48-hour per week limit on work with a compulsory 24-hour break if employees work six days consecutively. Certain provisions in the law, such as overtime and public-holiday pay, do not apply to emergency workers, air and sea crews, executive staff of any company, or workers who are on call. The law mandates the implementation of a safe workplace, procurement of secure tools and machinery, verification of equipment safety, the use of protective equipment to mitigate health hazards, employee training in the use of protective gear, and appropriate medical care. All employers are obliged to provide health insurance for foreign workers.

There were no national standards for safety measures, and as a result such measures were at the discretion of employers. On October 8, parliament approved the country’s accession to eight core International Labor Organization conventions, and the Ministry of Human Resources, Employment, and Labour continued drafting the bills required to bring the conventions into domestic law.

The LRA and Employment Tribunal are charged with implementing employment law. The LRA had 15 inspectors and investigators as of the end of July. It conducted workplace investigations and provided dispute resolution mechanisms to address complaints from workers. As of July authorities had completed 101 inspections. The most common findings related to employment contracts and job descriptions, overtime and other pay, and issues related to leave. Although the LRA can issue fines, it preferred to issue notices to employers to correct problems, as cases were deemed closed once fines were paid. The LRA typically gave employers one to three months to correct problems but lacked the resources to monitor compliance systematically. As of July the LRA had blacklisted nine companies through the Department of Immigration and Emigration and fined two companies the maximum amount allowed under the law for noncompliance with LRA requests.
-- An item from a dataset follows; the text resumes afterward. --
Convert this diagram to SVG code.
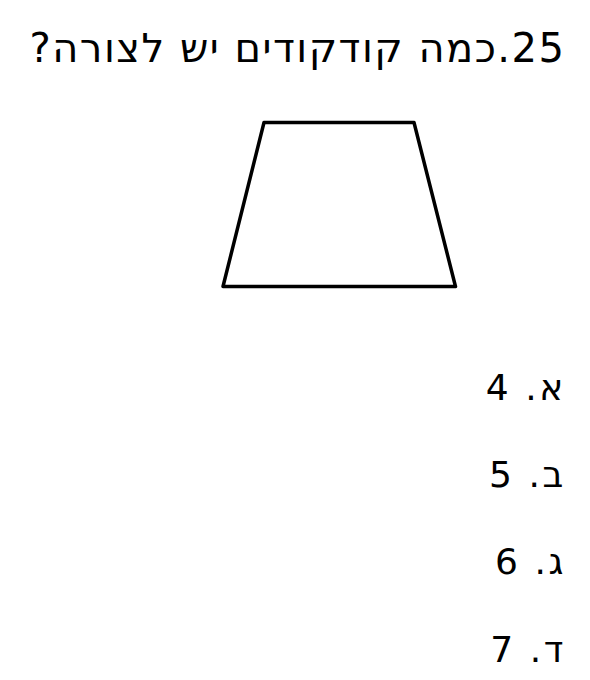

As of the end of July, 109 labor-related complaints had been filed with the LRA, and they had investigated 34. Of these, 55 were from migrant workers, and most dealt with salary issues. During the year, 13 of these cases were fully addressed.

Migrant workers were particularly vulnerable to exploitation, worked in unacceptable conditions, and were frequently forced to accept low wages to repay their debts with employment agencies. The HRCM found many instances of nonpayment of wages to migrant workers and inadequate housing. Employers often housed foreign workers at their worksites. Some migrant workers were exposed to dangerous working conditions, especially in the construction industry, and worked in hazardous environments without proper ventilation.